DALLAS — Food inflation is affecting sales of fresh meat, poultry and dairy at grocery retail, according to a new study. 

Symphony RetailAI, a provider of integrated AI-powered marketing, merchandising and supply chain solutions, also found that despite declines in those categories, shoppers are still prioritizing fresh produce purchases.

Symphony RetailAI found that inflationary price increases are much more prevalent in fresh than any other category in grocery. Across all departments, shoppers are spending more for their groceries, but a significantly larger portion of price increases for fresh items are due to inflation, not customer choice. 

Most of shoppers’ additional spend across categories is being driven by product mix – customers are buying more expensive products because of a change the retailer has made to the assortment, or because the customer has chosen to buy a more premium product. 
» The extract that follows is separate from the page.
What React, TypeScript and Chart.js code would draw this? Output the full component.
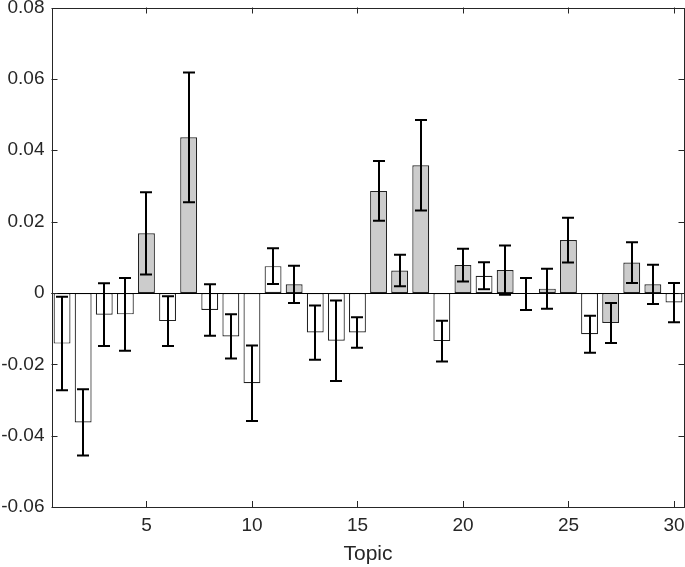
import React, { useEffect, useRef } from "react";
import { Chart, registerables } from "chart.js";

Chart.register(...registerables);

const topics = ["1","2","3","4","5","6","7","8","9","10","11","12","13","14","15","16","17","18","19","20","21","22","23","24","25","26","27","28","29","30"];
const meanValues = [-0.0142, -0.0363, -0.0061, -0.0060, 0.0167, -0.0079, 0.0436, -0.0048, -0.0122, -0.0253, 0.0075, 0.0024, -0.0111, -0.0134, -0.0111, 0.0286, 0.0063, 0.0358, -0.0135, 0.0078, 0.0048, 0.0064, -0.0003, 0.0012, 0.0148, -0.0116, -0.0084, 0.0085, 0.0024, -0.0027];
const errValues = [0.0131, 0.0093, 0.0088, 0.0102, 0.0115, 0.0070, 0.0182, 0.0072, 0.0062, 0.0106, 0.0050, 0.0052, 0.0076, 0.0113, 0.0043, 0.0084, 0.0044, 0.0127, 0.0057, 0.0046, 0.0038, 0.0069, 0.0045, 0.0056, 0.0063, 0.0052, 0.0056, 0.0057, 0.0055, 0.0055];
const highlighted = [0,0,0,0,1,0,1,0,0,0,0,1,0,0,0,1,1,1,0,1,0,1,0,1,1,0,1,1,1,0];
const xTickLabels = ["5","10","15","20","25","30"];
const yMin = -0.06;
const yMax = 0.08;
const yStep = 0.02;

const AXIS_COLOR = "#262626";
const FONT = "'Liberation Sans', Arial, Helvetica, sans-serif";

const matlabPlugin = {
  id: "matlabAxes",
  afterDatasetsDraw(chart: any) {
    const { ctx, chartArea, scales } = chart;
    const xs = scales.x;
    const ys = scales.y;
    const { left, right, top, bottom } = chartArea;
    ctx.save();
    const y0 = ys.getPixelForValue(0);
    ctx.strokeStyle = "#000";
    ctx.lineWidth = 1;
    ctx.beginPath();
    ctx.moveTo(left, Math.round(y0) + 0.5);
    ctx.lineTo(right, Math.round(y0) + 0.5);
    ctx.stroke();

    ctx.strokeStyle = "#000";
    ctx.lineWidth = 2;
    const cap = 6;
    meanValues.forEach((v, i) => {
      const x = Math.round(xs.getPixelForValue(i));
      const yHi = ys.getPixelForValue(v + errValues[i]);
      const yLo = ys.getPixelForValue(v - errValues[i]);
      ctx.beginPath();
      ctx.moveTo(x, yHi);
      ctx.lineTo(x, yLo);
      ctx.moveTo(x - cap, yHi);
      ctx.lineTo(x + cap, yHi);
      ctx.moveTo(x - cap, yLo);
      ctx.lineTo(x + cap, yLo);
      ctx.stroke();
    });

    ctx.strokeStyle = AXIS_COLOR;
    ctx.lineWidth = 1;
    ctx.strokeRect(Math.round(left) + 0.5, Math.round(top) + 0.5, Math.round(right) - Math.round(left) - 1, Math.round(bottom) - Math.round(top));

    const tl = 6;
    ctx.beginPath();
    ys.ticks.forEach((t: any) => {
      const y = Math.round(ys.getPixelForValue(t.value)) + 0.5;
      ctx.moveTo(left, y);
      ctx.lineTo(left + tl, y);
      ctx.moveTo(right, y);
      ctx.lineTo(right - tl, y);
    });
    topics.forEach((lab, i) => {
      if (xTickLabels.indexOf(lab) < 0) return;
      const x = Math.round(xs.getPixelForValue(i)) + 0.5;
      ctx.moveTo(x, bottom);
      ctx.lineTo(x, bottom - tl);
      ctx.moveTo(x, top);
      ctx.lineTo(x, top + tl);
    });
    ctx.stroke();
    ctx.restore();
  },
};

export default function App() {
  const canvasRef = useRef<HTMLCanvasElement | null>(null);

  useEffect(() => {
    document.body.style.margin = "0";
    const canvas = canvasRef.current;
    if (!canvas) return;
    const chart = new Chart(canvas, {
      type: "bar",
      data: {
        labels: topics,
        datasets: [
          {
            data: meanValues,
            backgroundColor: highlighted.map((h) => (h ? "#cccccc" : "#ffffff")),
            borderColor: "#222222",
            borderWidth: 1.2,
            borderSkipped: false,
            categoryPercentage: 1,
            barPercentage: 0.8,
          } as any,
        ],
      },
      options: {
        responsive: false,
        animation: false,
        devicePixelRatio: 1,
        layout: { padding: { top: 7.5, right: 0.5, left: 0, bottom: 0 } },
        plugins: {
          legend: { display: false },
          tooltip: { enabled: false },
          title: { display: false },
        },
        scales: {
          x: {
            type: "category",
            offset: true,
            grid: { display: false, drawTicks: false },
            border: { display: false },
            ticks: {
              autoSkip: false,
              maxRotation: 0,
              minRotation: 0,
              padding: 9,
              color: AXIS_COLOR,
              font: { family: FONT, size: 19, lineHeight: 1 },
              callback: (_v: any, i: number) => (xTickLabels.indexOf(topics[i]) >= 0 ? topics[i] : ""),
            },
            title: {
              display: true,
              text: "Topic",
              color: AXIS_COLOR,
              font: { family: FONT, size: 21, lineHeight: 1.2 },
              padding: { top: 0, bottom: 0 },
            },
            afterFit: (axis: any) => {
              axis.height = 60;
              axis.paddingLeft = 0;
              axis.paddingRight = 0;
            },
          },
          y: {
            type: "linear",
            min: yMin,
            max: yMax,
            grid: { display: false, drawTicks: false },
            border: { display: false },
            ticks: {
              stepSize: yStep,
              padding: 7,
              color: AXIS_COLOR,
              font: { family: FONT, size: 19, lineHeight: 1 },
              callback: (v: any) => {
                const n = Number(v);
                if (Math.abs(n) < 1e-9) return "0";
                return n.toFixed(2);
              },
            },
            afterFit: (axis: any) => {
              axis.width = 51.5;
              axis.paddingTop = 0;
              axis.paddingBottom = 0;
            },
          },
        },
      } as any,
      plugins: [matlabPlugin],
    });
    return () => chart.destroy();
  }, []);

  return (
    <div style={{ position: "fixed", left: 0, top: 0, width: 685, height: 567, background: "#fff" }}>
      <canvas ref={canvasRef} width={685} height={567} style={{ display: "block", width: 685, height: 567 }} />
    </div>
  );
}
At the store level, only 26% of the additional consumer spend is being driven by increases in the base price. However, when analyzing fresh separately, Symphony RetailAI found that close to half of the average increase in price (45%) is driven by inflation, which is significantly more than observed. 
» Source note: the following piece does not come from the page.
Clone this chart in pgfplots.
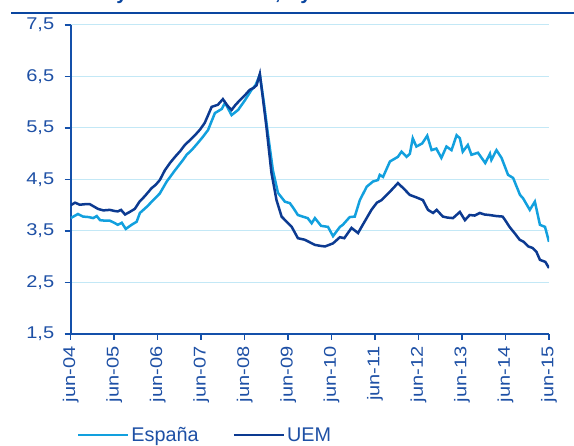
\documentclass[border=0pt]{standalone}
\usepackage{pgfplots}
\pgfplotsset{compat=1.18}
\usepackage{fontspec}
\setmainfont{Liberation Sans}
\newfontfamily\tickfont{Liberation Sans}[FakeStretch=1.18]

\definecolor{espana}{RGB}{18,160,222}
\definecolor{uem}{RGB}{12,58,145}
\definecolor{axiscol}{RGB}{20,80,170}
\definecolor{textcol}{RGB}{30,80,165}
\definecolor{gridcol}{RGB}{195,232,246}
\definecolor{titlerule}{RGB}{10,70,160}

\begin{document}
\begin{tikzpicture}
\path[use as bounding box] (0pt,0pt) rectangle (574pt,446pt);
% rule under the (cut off) title
\draw[titlerule, line width=1.8pt] (11pt,433.3pt) -- (574pt,433.3pt);
\node[anchor=base, inner sep=0pt, text=titlerule, font=\bfseries\fontsize{20}{24}\selectfont] at (122pt,446.5pt) {y};
\node[anchor=base, inner sep=0pt, text=titlerule, font=\bfseries\fontsize{20}{24}\selectfont] at (278pt,446.5pt) {,};
\node[anchor=base, inner sep=0pt, text=titlerule, font=\bfseries\fontsize{20}{24}\selectfont] at (306pt,446.5pt) {y};

\begin{axis}[
    at={(70.7pt,112pt)}, anchor=south west,
    width=478.3pt, height=309pt, scale only axis,
    xmin=0, xmax=132, ymin=1.5, ymax=7.5,
    axis x line*=bottom, axis y line*=left,
    axis line style={draw=axiscol, line width=2pt},
    xtick={0,12,...,132},
    xticklabels={jun-04,jun-05,jun-06,jun-07,jun-08,jun-09,jun-10,jun-11,jun-12,jun-13,jun-14,jun-15},
    ytick={1.5,2.5,...,7.5},
    yticklabels={{1,5},{2,5},{3,5},{4,5},{5,5},{6,5},{7,5}},
    tick align=outside, major tick length=6pt,
    tick style={draw=axiscol, line width=1.5pt},
    xticklabel style={rotate=90, anchor=east, text=textcol,
        font=\tickfont\fontsize{17}{19}\selectfont},
    yticklabel style={text=textcol, font=\tickfont\fontsize{17}{19}\selectfont},
    xticklabel shift=3pt, yticklabel shift=7pt,
    ymajorgrids, grid style={draw=gridcol, line width=1pt},
    legend columns=2,
    legend style={at={(0.0126,-0.327)}, anchor=west, draw=none, fill=none,
        inner sep=0pt, text=textcol, font=\fontsize{19.8}{22}\selectfont,
        /tikz/every even column/.append style={column sep=32pt}},
    legend image code/.code={\draw[#1] (0pt,0pt) -- (50pt,0pt);},
]

\addplot[espana, line width=2.5pt] coordinates {
(0,3.75)(2,3.83)(3.4,3.78)(5,3.77)(6.2,3.75)(7.2,3.79)(8.1,3.71)(9.5,3.70)
(10.8,3.70)(12,3.66)(13,3.62)(14.1,3.66)(15.2,3.54)(16.8,3.62)(18.2,3.68)
(19.1,3.85)(21,3.97)(22.8,4.10)(24.6,4.23)(26.5,4.46)(28.8,4.68)(31,4.88)
(32,4.98)(33.5,5.08)(35.1,5.21)(36.5,5.33)(37.9,5.46)(39.8,5.79)(41.7,5.87)
(42.6,5.99)(44.4,5.75)(46.2,5.85)(48.1,6.04)(49.9,6.24)(51,6.33)(52.2,6.53)
(53.3,6.00)(54.4,5.40)(55.8,4.68)(57.2,4.24)(59.1,4.07)(60.5,4.04)(61.6,3.93)
(62.7,3.81)(64,3.78)(65.4,3.75)(66.5,3.65)(67.4,3.75)(69.1,3.60)(71,3.58)
(72.4,3.40)(74.3,3.58)(75.1,3.62)(77,3.77)(78.4,3.78)(79.8,4.10)(81.7,4.36)
(83.4,4.46)(84.8,4.49)(85.3,4.59)(86.2,4.55)(88.1,4.85)(90.3,4.94)(91.3,5.04)
(92.7,4.94)(93.6,5.00)(94.4,5.30)(95.4,5.14)(97,5.20)(98.4,5.35)(99.6,5.07)
(100.9,5.10)(102.3,4.92)(103.7,5.14)(105.1,5.07)(106.5,5.36)(107.4,5.30)
(108.2,5.04)(109.6,5.17)(110.6,4.98)(112.4,5.02)(114.4,4.82)(115.7,5.00)
(116.1,4.88)(117.5,5.07)(118.9,4.92)(120.7,4.59)(122.1,4.53)(124,4.20)
(124.8,4.14)(126.7,3.91)(128.1,4.07)(129.5,3.62)(130.9,3.58)(132,3.29)
};
\addlegendentry{España}

\addplot[uem, line width=2.5pt] coordinates {
(0,4.00)(1.2,4.05)(2.5,4.01)(3.9,4.02)(5.3,4.02)(7.5,3.93)(9,3.90)(10.8,3.91)
(12,3.89)(13,3.88)(13.9,3.91)(15,3.82)(16.3,3.87)(17.7,3.93)(19,4.07)
(20.5,4.18)(22.3,4.33)(23.5,4.40)(24.6,4.49)(26,4.68)(27.4,4.82)(28.8,4.94)
(30.2,5.05)(31.5,5.17)(33,5.27)(34.3,5.36)(35.7,5.47)(37,5.60)(38.9,5.91)
(40.6,5.95)(42,6.06)(43.3,5.93)(44.4,5.85)(45.5,5.95)(46.7,6.04)(48,6.13)
(49.4,6.24)(50.5,6.28)(51.3,6.33)(52.2,6.55)(53,6.10)(54,5.53)(55.4,4.63)
(56.8,4.10)(58.2,3.78)(59.6,3.68)(61,3.58)(62.7,3.36)(64.6,3.33)(66,3.28)
(67.4,3.23)(69,3.21)(70.2,3.20)(71.3,3.23)(72.4,3.26)(74.3,3.38)(75.5,3.36)
(77.5,3.56)(79.3,3.46)(80.6,3.62)(83,3.91)(84.5,4.05)(85.8,4.10)(87.5,4.22)
(89,4.33)(90.3,4.43)(91.8,4.33)(93.6,4.20)(95.5,4.15)(97.2,4.10)(98.6,3.91)
(100,3.85)(101,3.91)(102.7,3.78)(104,3.76)(105.5,3.75)(107.4,3.87)(108.8,3.71)
(110.1,3.81)(111.5,3.80)(112.9,3.85)(114.2,3.82)(115.6,3.81)(117.5,3.79)
(119.2,3.78)(120,3.70)(121.1,3.58)(122.6,3.45)(123.9,3.33)(125,3.29)
(126.3,3.20)(127.5,3.17)(128.5,3.10)(129.5,2.94)(131,2.90)(132,2.78)
};
\addlegendentry{UEM}

\end{axis}
\end{tikzpicture}
\end{document}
Other findings of the study include:

  • The fresh category is a frequency driver. In looking at monthly purchase frequency, fresh (24.8%) is purchased about as often as ambient products (22.5%), but twice as often as frozen (11.1%).
  • Fresh is experiencing higher levels of customer growth than other grocery categories. Fresh categories saw 8% growth in shopper households over the course of one year, compared to 7% for ambient, shelf-stable products, 6% for beverages, and 5% growth for the frozen category.
  • For every 10 items in a shopper’s basket, four are fresh products. Fresh is important to today’s grocery shopper, as evidenced by the fact that shoppers on average have 7 times more fresh items in their basket (43%) than items from the frozen category (6%). By comparison, the ambient or shelf-stable category makes up 29% of shoppers’ baskets.